EXERCISE REQUIREMENTS: Set down the data below from its first line to the line holding "curve_p = [203, 203, 249, 249, 209]", inclusive; omit all pictures.

RECORDED DATA:
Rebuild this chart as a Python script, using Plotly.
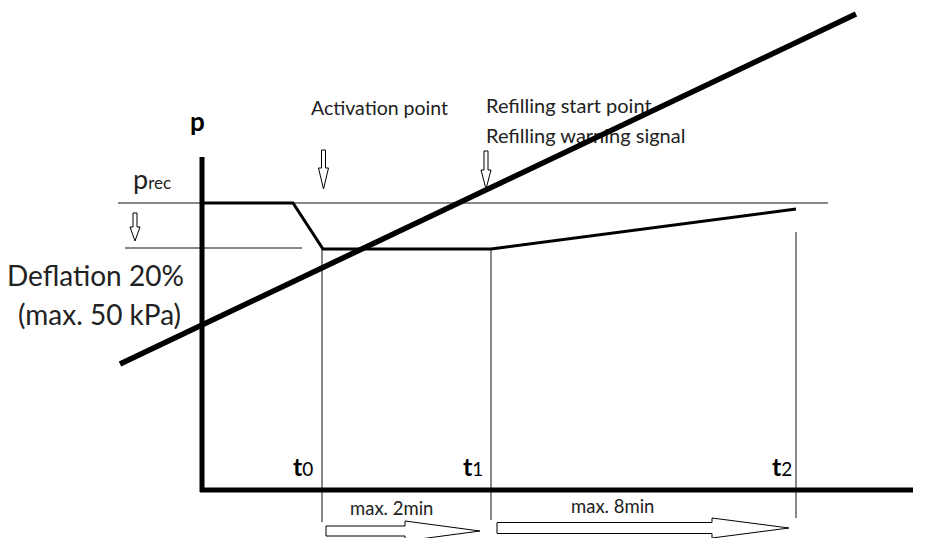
import plotly.graph_objects as go

W, H = 935, 538
OFF = 8  # page body margin compensation
FONT = "Lato"

# ---- diagram values (x: time position, y: pressure position; y grows downward) ----
curve_t = [202, 293, 323, 491, 796]          # pressure curve breakpoints
curve_p = [203, 203, 249, 249, 209]

p_rec_level = 203                            # recommended pressure line
p_rec_span = [118, 828]
p_defl_level = 248                           # deflated pressure line
p_defl_span = [125, 302]

t_marks = [322, 491, 796]                    # t0, t1, t2
t_names = ["0", "1", "2"]
t_label_x = [303, 473, 782]
t_label_y = 466
t_mark_top = [249, 250, 232]
t_mark_bottom = [522, 520, 518]

axis_origin = [202, 490]
axis_x_end = 913
axis_y_top = 157

diag_t = [120, 856]                          # reference diagonal
diag_p = [364, 14]

durations = ["max. 2min", "max. 8min"]
duration_x = [391, 612]
duration_y = [508, 506]

# big hollow arrows along time axis: start, head start, tip, centre y, body/head half-height
big_arrows = [
    dict(x0=326, xh=405, tip=480, yc=531, bh=5, hh=10),
    dict(x0=497, xh=712, tip=789, yc=528, bh=5.5, hh=10),
]
# small hollow down arrows: centre x, top, head start, tip
small_arrows = [
    dict(xc=323.5, top=150, yh=168, tip=189),
    dict(xc=486, top=151, yh=170, tip=189),
    dict(xc=135, top=213, yh=227, tip=241),
]

fig = go.Figure()

# texts partially covered by diagonal (drawn first as traces)
fig.add_trace(go.Scatter(
    x=[486, 486], y=[108, 138], mode="text",
    text=["Refilling start point", "Refilling warning signal"],
    textposition="middle right", textfont=dict(family=FONT, size=20, color="#222"),
    hoverinfo="skip"))

# thin reference lines
fig.add_trace(go.Scatter(x=p_rec_span, y=[p_rec_level] * 2, mode="lines",
                         line=dict(color="#111", width=1), hoverinfo="skip"))
fig.add_trace(go.Scatter(x=p_defl_span, y=[p_defl_level] * 2, mode="lines",
                         line=dict(color="#111", width=1), hoverinfo="skip"))
for xm, yt, yb in zip(t_marks, t_mark_top, t_mark_bottom):
    fig.add_trace(go.Scatter(x=[xm, xm], y=[yt, yb], mode="lines",
                             line=dict(color="#111", width=1), hoverinfo="skip"))

# axes
fig.add_trace(go.Scatter(x=[axis_origin[0], axis_origin[0]], y=[axis_y_top, axis_origin[1] + 2],
                         mode="lines", line=dict(color="black", width=5), hoverinfo="skip"))
fig.add_trace(go.Scatter(x=[axis_origin[0] - 2, axis_x_end], y=[axis_origin[1], axis_origin[1]],
                         mode="lines", line=dict(color="black", width=5), hoverinfo="skip"))

# pressure curve
fig.add_trace(go.Scatter(x=curve_t, y=curve_p, mode="lines",
                         line=dict(color="black", width=3), hoverinfo="skip"))

# diagonal
fig.add_trace(go.Scatter(x=diag_t, y=diag_p, mode="lines",
                         line=dict(color="black", width=5.5), hoverinfo="skip"))

shapes = []
for a in big_arrows:
    yc, bh, hh = a["yc"], a["bh"], a["hh"]
    path = (f"M {a['x0']},{yc - bh} L {a['xh']},{yc - bh} L {a['xh']},{yc - hh} "
            f"L {a['tip']},{yc} L {a['xh']},{yc + hh} L {a['xh']},{yc + bh} "
            f"L {a['x0']},{yc + bh} Z")
    shapes.append(dict(type="path", path=path, xref="x", yref="y",
                       line=dict(color="black", width=1), fillcolor="white"))
for a in small_arrows:
    xc = a["xc"]
    path = (f"M {xc - 2},{a['top']} L {xc + 2},{a['top']} L {xc + 2},{a['yh']} "
            f"L {xc + 5},{a['yh']} L {xc},{a['tip']} L {xc - 5},{a['yh']} "
            f"L {xc - 2},{a['yh']} Z")
    shapes.append(dict(type="path", path=path, xref="x", yref="y",
                       line=dict(color="black", width=1), fillcolor="white"))

ann = []
def txt(x, y, s, size, anchor="left", color="#222"):
    ann.append(dict(x=x, y=y, xref="x", yref="y", text=s, showarrow=False,
                    xanchor=anchor, yanchor="middle",
                    font=dict(family=FONT, size=size, color=color)))

txt(309, 107, "Activation point", 19.5)
txt(197, 121, "<b>p</b>", 26, "center", "black")
txt(131, 178, "p<span style='font-size:17px'>rec</span>", 27)
txt(95, 275, "Deflation 20%", 28, "center")
txt(99, 314, "(max. 50 kPa)", 28, "center")
for xl, nm in zip(t_label_x, t_names):
    txt(xl, t_label_y, f"<b>t</b><span style='font-size:19px'>{nm}</span>", 25, "center", "black")
txt(926, 490, "<b>t</b>", 25, "left", "black")
for xd, yd, s in zip(duration_x, duration_y, durations):
    txt(xd, yd, s, 18.5, "center")

fig.update_layout(
    width=W - OFF, height=H - OFF, margin=dict(l=0, r=0, t=0, b=0),
    paper_bgcolor="white", plot_bgcolor="white", showlegend=False,
    xaxis=dict(range=[OFF, W], visible=False, fixedrange=True),
    yaxis=dict(range=[H, OFF], visible=False, fixedrange=True),
    shapes=shapes, annotations=ann,
)

fig.write_html("out.html")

THE OUTPUT:
Rebuild this chart as a Python script, using Plotly.
import plotly.graph_objects as go

W, H = 935, 538
OFF = 8  # page body margin compensation
FONT = "Lato"

# ---- diagram values (x: time position, y: pressure position; y grows downward) ----
curve_t = [202, 293, 323, 491, 796]          # pressure curve breakpoints
curve_p = [203, 203, 249, 249, 209]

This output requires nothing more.